__TASK TO CARRY OUT__. Copy exactly the lines from the start of the material through the line with "const braceA = [-0.48,-1.80], braceLevelA". Pictures stay out of the copy.

__DATA LINES__.

* * *

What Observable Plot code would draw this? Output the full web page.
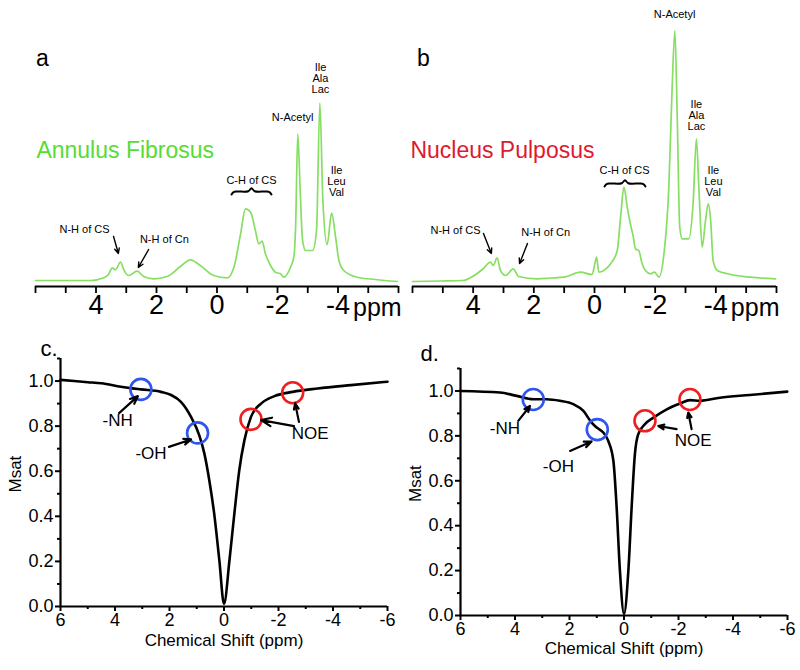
<!DOCTYPE html>
<html><head><meta charset="utf-8">
<script src="https://cdn.jsdelivr.net/npm/d3@7"></script>
<script src="https://cdn.jsdelivr.net/npm/@observablehq/plot@0.6"></script>
<style>
body{margin:0;background:#fff;}
#fig{position:relative;width:800px;height:670px;overflow:hidden;font-family:"Liberation Sans",Arial,sans-serif;}
#fig svg{position:absolute;}
</style></head><body><div id="fig"></div>
<script>
// ---------- Panel a: Annulus Fibrosus spectrum ----------
const ppmA = [6.00,5.17,4.18,3.74,3.59,3.46,3.36,3.19,3.08,2.92,2.64,2.42,2.09,1.65,1.21,0.88,0.55,0.11,-0.34,-0.56,-0.78,-0.94,-1.11,-1.27,-1.38,-1.49,-1.60,-1.77,-1.93,-2.10,-2.21,-2.43,-2.54,-2.60,-2.67,-2.75,-2.83,-2.93,-3.16,-3.29,-3.40,-3.50,-3.64,-3.79,-3.92,-4.03,-4.19,-4.63,-5.24,-5.96];
const intA = [1,1,1,3.7,7,13.7,11.7,19.3,11.7,6,10.3,5,2.7,5,15,21.7,16,6,3.7,14.3,47.7,72.7,69.3,51,37.7,40.3,27.7,16,9.3,7.7,4.3,14.3,24.3,56,147.7,91,41,31,31,51,178.3,81,37,68.3,44.3,21,11,4.3,2,0];
const labelsA = ["N-H of CS","N-H of Cn","C-H of CS","N-Acetyl","Ile\nAla\nLac","Ile\nLeu\nVal"];
const labelPpmA = [4.38,1.74,-1.14,-2.50,-3.42,-3.95];
const labelIntA = [52,42,101,164,203,100];
const arrowFromPpmA = [3.42,2.26], arrowFromIntA = [45,32], arrowToPpmA = [3.26,2.60], arrowToIntA = [28,14];
const braceA = [-0.48,-1.80], braceLevelA = 90;

// ---------- Panel b: Nucleus Pulposus spectrum ----------
const ppmB = [6.00,5.08,4.35,3.87,3.66,3.43,3.34,3.21,3.10,2.93,2.68,2.50,1.89,1.45,1.01,0.46,0.08,-0.02,-0.07,-0.14,-0.31,-0.53,-0.75,-0.86,-0.97,-1.08,-1.16,-1.28,-1.35,-1.46,-1.57,-1.68,-1.85,-1.98,-2.12,-2.29,-2.45,-2.56,-2.65,-2.73,-2.81,-2.89,-3.11,-3.25,-3.36,-3.44,-3.55,-3.66,-3.75,-3.83,-3.91,-4.05,-4.38,-5.14,-5.97];
const intB = [0,0.5,1,8,13,19.3,16,23.7,11,6,12.7,5,2.7,3.5,4.3,9.3,7,19,24.3,9.3,11,17.7,31,64.3,94.3,74.3,61,44.3,32.7,31,17.7,11,7.7,9.3,4.3,27.7,94.3,194.3,251,161,54.3,42.7,42.7,77.7,142.7,94.3,34.3,61,77.7,61,21,11,7.7,4.3,2.7];
const labelsB = ["N-H of CS","N-H of Cn","C-H of CS","N-Acetyl","Ile\nAla\nLac","Ile\nLeu\nVal"];
const labelPpmB = [4.58,1.61,-0.99,-2.64,-3.36,-3.92];
const labelIntB = [51,49,111,267,166,100];
const arrowFromPpmB = [3.66,2.21], arrowFromIntB = [48,38], arrowToPpmB = [3.40,2.47], arrowToIntB = [28,18];
const braceB = [-0.33,-1.68], braceLevelB = 98;

const spectrumTicks = [6,5,4,3,2,1,0,-1,-2,-3,-4,-5,-6];
const spectrumLabeled = [4,2,0,-2,-4];

// ---------- Panel c / d: Z-spectra ----------
const shiftC = [6,5,4.5,3.78,3.05,2.31,1.94,1.58,1.21,0.91,0.72,0.54,0.36,0.17,0.0,-0.2,-0.38,-0.56,-0.75,-0.99,-1.36,-1.85,-2.52,-3.44,-4.66,-6];
const msatC = [1.005,0.995,0.99,0.975,0.963,0.952,0.938,0.908,0.841,0.76,0.678,0.56,0.412,0.204,0.012,0.204,0.412,0.604,0.738,0.841,0.90,0.933,0.952,0.967,0.982,0.997];
const shiftD = [6.02,4.55,3.94,3.33,2.84,2.35,1.86,1.49,1.19,1.0,0.76,0.58,0.39,0.27,0.15,0,-0.16,-0.28,-0.4,-0.52,-0.77,-1.08,-1.57,-2.06,-2.42,-2.79,-3.52,-4.62,-5.99];
const msatD = [1.0,0.993,0.978,0.963,0.963,0.956,0.941,0.911,0.859,0.837,0.815,0.778,0.689,0.481,0.2,0.007,0.2,0.481,0.719,0.807,0.852,0.881,0.918,0.944,0.959,0.956,0.970,0.982,0.997];

const circleShiftC = [3.05,0.97,-0.99,-2.52], circleMsatC = [0.963,0.77,0.83,0.948];
const circleShiftD = [3.33,0.98,-0.77,-2.42], circleMsatD = [0.962,0.828,0.867,0.962];
const circleKind = ["exchange","exchange","noe","noe"];

const zLabels = ["-NH","-OH","NOE"];
const zLabelShiftC = [3.9,2.68,-3.16], zLabelMsatC = [0.827,0.68,0.767];
const zLabelShiftD = [4.37,2.41,-2.54], zLabelMsatD = [0.834,0.664,0.778];
const zArrowC = {x1:[3.85,2.02,-2.57,-2.75], y1:[0.858,0.708,0.80,0.819], x2:[3.16,1.21,-1.36,-2.61], y2:[0.933,0.741,0.827,0.901]};
const zArrowD = {x1:[3.88,1.98,-1.93,-2.48], y1:[0.867,0.733,0.83,0.83], x2:[3.45,1.19,-1.26,-2.36], y2:[0.933,0.775,0.844,0.904]};

const zMajorX = [6,4,2,0,-2,-4,-6], zMinorX = [5,3,1,-1,-3,-5];
const zMajorY = [0,0.2,0.4,0.6,0.8,1.0], zMinorY = [0.1,0.3,0.5,0.7,0.9,1.1];

// ---------- drawing ----------
const FONT = '"Liberation Sans", Arial, sans-serif';
const fig = document.getElementById("fig");
const sortByX = (xs, ys) => xs.map((x,i)=>({x, y: ys[i]})).sort((a,b)=>a.x-b.x);

function bracePoints(span, level) {
  const [a, b] = span;
  const shape = [[0,-3],[0.05,-0.6],[0.14,0],[0.42,0.3],[0.5,3.2],[0.58,0.3],[0.86,0],[0.95,-0.6],[1,-3]];
  return shape.map(([t, h]) => ({x: a + (b - a) * t, y: level + h}));
}

function spectrum(o) {
  const data = sortByX(o.ppm, o.inten);
  const labels = o.labels.map((t,i)=>({t, x:o.lx[i], y:o.ly[i]}));
  const arrows = o.ax1.map((v,i)=>({x1:v, y1:o.ay1[i], x2:o.ax2[i], y2:o.ay2[i]}));
  const svg = Plot.plot({
    width: 400, height: 320,
    marginLeft: o.ml, marginRight: o.mr, marginTop: 20, marginBottom: 34,
    x: {domain: [6, -6], axis: null},
    y: {domain: [-5, 261], axis: null},
    style: {fontFamily: FONT, background: "none", overflow: "visible", color: "black"},
    marks: [
      Plot.line(data, {x: "x", y: "y", stroke: "#86df62", strokeWidth: 1.7, curve: "monotone-x"}),
      Plot.ruleY([-5], {stroke: "black", strokeWidth: 2.2}),
      Plot.axisX({ticks: spectrumTicks, tickSize: 7, strokeWidth: 1.8, tickPadding: 1, fontSize: 27, label: null,
        tickFormat: d => spectrumLabeled.includes(d) ? String(d) : ""}),
      Plot.text(["ppm"], {x: -4, y: -5, text: d => d, dx: 15, dy: 21, textAnchor: "start", fontSize: 25}),
      Plot.text(labels, {x: "x", y: "y", text: "t", fontSize: 11, lineHeight: 1.0, fill: "black"}),
      Plot.arrow(arrows, {x1: "x1", y1: "y1", x2: "x2", y2: "y2", stroke: "black", strokeWidth: 1.4, headLength: 6, headAngle: 50}),
      Plot.line(bracePoints(o.brace, o.braceLevel), {x: "x", y: "y", stroke: "black", strokeWidth: 2, curve: "catmull-rom"}),
      Plot.text([o.letter], {x: o.letterX, y: 223, text: d => d, fontSize: 23}),
      Plot.text([o.title], {x: o.titleX, y: 131, text: d => d, fontSize: 23, textAnchor: "start", fill: o.titleColor})
    ]
  });
  svg.style.left = o.left + "px"; svg.style.top = "0px";
  fig.appendChild(svg);
}

function zspec(o) {
  const data = sortByX(o.shift, o.msat);
  const circles = o.cx.map((x,i)=>({x, y:o.cy[i], k: circleKind[i]}));
  const labels = zLabels.map((t,i)=>({t, x:o.lx[i], y:o.ly[i]}));
  const arrows = o.arr.x1.map((v,i)=>({x1:v, y1:o.arr.y1[i], x2:o.arr.x2[i], y2:o.arr.y2[i]}));
  const svg = Plot.plot({
    width: 400, height: 350,
    marginLeft: 60, marginRight: 13, marginTop: o.mt, marginBottom: o.mb,
    x: {domain: [6, -6], axis: null},
    y: {domain: [0, 1.1], axis: null},
    style: {fontFamily: FONT, background: "none", overflow: "visible", color: "black"},
    marks: [
      Plot.ruleY([0], {stroke: "black", strokeWidth: 2.2}),
      Plot.ruleX([6], {stroke: "black", strokeWidth: 2.2}),
      Plot.axisX({ticks: zMajorX, tickSize: 5, strokeWidth: 2, tickPadding: 2, fontSize: 18, label: null, tickFormat: d => String(d)}),
      Plot.axisX({ticks: zMinorX, tickSize: 3, strokeWidth: 2, label: null, tickFormat: () => ""}),
      Plot.axisY({ticks: zMajorY, tickSize: 5, strokeWidth: 2, tickPadding: 2, fontSize: 18, label: null, tickFormat: d3.format(".1f")}),
      Plot.axisY({ticks: zMinorY, tickSize: 3, strokeWidth: 2, label: null, tickFormat: () => ""}),
      Plot.line(data, {x: "x", y: "y", stroke: "black", strokeWidth: 2.6, curve: "monotone-x"}),
      Plot.dot(circles, {x: "x", y: "y", r: 10.5, fill: "none", strokeWidth: 2.6,
        stroke: d => d.k === "noe" ? "#f01e1e" : "#2f55ee"}),
      Plot.arrow(arrows, {x1: "x1", y1: "y1", x2: "x2", y2: "y2", stroke: "black", strokeWidth: 2.2, headLength: 8, headAngle: 45}),
      Plot.text(labels, {x: "x", y: "y", text: "t", fontSize: 17}),
      Plot.text(["Chemical Shift (ppm)"], {frameAnchor: "bottom", text: d => d, dy: o.xlabDy, fontSize: 17}),
      Plot.text(["Msat"], {frameAnchor: "left", text: d => d, dx: -45, dy: o.ylabDy, rotate: -90, fontSize: 17}),
      Plot.text([o.letter], {frameAnchor: "top-left", text: d => d, dx: o.letterDx, dy: o.letterDy, fontSize: 22})
    ]
  });
  svg.style.left = o.left + "px"; svg.style.top = "320px";
  fig.appendChild(svg);
}

spectrum({ppm: ppmA, inten: intA, left: 0, ml: 35, mr: 2, labels: labelsA, lx: labelPpmA, ly: labelIntA,
  ax1: arrowFromPpmA, ay1: arrowFromIntA, ax2: arrowToPpmA, ay2: arrowToIntA, brace: braceA, braceLevel: braceLevelA,
  letter: "a", letterX: 5.77, title: "Annulus Fibrosus", titleX: 5.97, titleColor: "#55dd33"});
spectrum({ppm: ppmB, inten: intB, left: 400, ml: 12, mr: 24, labels: labelsB, lx: labelPpmB, ly: labelIntB,
  ax1: arrowFromPpmB, ay1: arrowFromIntB, ax2: arrowToPpmB, ay2: arrowToIntB, brace: braceB, braceLevel: braceLevelB,
  letter: "b", letterX: 5.64, title: "Nucleus Pulposus", titleX: 6.07, titleColor: "#e0192e"});
zspec({shift: shiftC, msat: msatC, cx: circleShiftC, cy: circleMsatC, lx: zLabelShiftC, ly: zLabelMsatC, arr: zArrowC,
  left: 0, mt: 38, mb: 64, xlabDy: 39, ylabDy: 10, letter: "c.", letterDx: -20, letterDy: -18});
zspec({shift: shiftD, msat: msatD, cx: circleShiftD, cy: circleMsatD, lx: zLabelShiftD, ly: zLabelMsatD, arr: zArrowD,
  left: 400, mt: 48, mb: 55, xlabDy: 38, ylabDy: 10, letter: "d.", letterDx: -40, letterDy: -23});
</script></body></html>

* * *

__REPLY TO THE TASK__.
What Observable Plot code would draw this? Output the full web page.
<!DOCTYPE html>
<html><head><meta charset="utf-8">
<script src="https://cdn.jsdelivr.net/npm/d3@7"></script>
<script src="https://cdn.jsdelivr.net/npm/@observablehq/plot@0.6"></script>
<style>
body{margin:0;background:#fff;}
#fig{position:relative;width:800px;height:670px;overflow:hidden;font-family:"Liberation Sans",Arial,sans-serif;}
#fig svg{position:absolute;}
</style></head><body><div id="fig"></div>
<script>
// ---------- Panel a: Annulus Fibrosus spectrum ----------
const ppmA = [6.00,5.17,4.18,3.74,3.59,3.46,3.36,3.19,3.08,2.92,2.64,2.42,2.09,1.65,1.21,0.88,0.55,0.11,-0.34,-0.56,-0.78,-0.94,-1.11,-1.27,-1.38,-1.49,-1.60,-1.77,-1.93,-2.10,-2.21,-2.43,-2.54,-2.60,-2.67,-2.75,-2.83,-2.93,-3.16,-3.29,-3.40,-3.50,-3.64,-3.79,-3.92,-4.03,-4.19,-4.63,-5.24,-5.96];
const intA = [1,1,1,3.7,7,13.7,11.7,19.3,11.7,6,10.3,5,2.7,5,15,21.7,16,6,3.7,14.3,47.7,72.7,69.3,51,37.7,40.3,27.7,16,9.3,7.7,4.3,14.3,24.3,56,147.7,91,41,31,31,51,178.3,81,37,68.3,44.3,21,11,4.3,2,0];
const labelsA = ["N-H of CS","N-H of Cn","C-H of CS","N-Acetyl","Ile\nAla\nLac","Ile\nLeu\nVal"];
const labelPpmA = [4.38,1.74,-1.14,-2.50,-3.42,-3.95];
const labelIntA = [52,42,101,164,203,100];
const arrowFromPpmA = [3.42,2.26], arrowFromIntA = [45,32], arrowToPpmA = [3.26,2.60], arrowToIntA = [28,14];
const braceA = [-0.48,-1.80], braceLevelA = 90;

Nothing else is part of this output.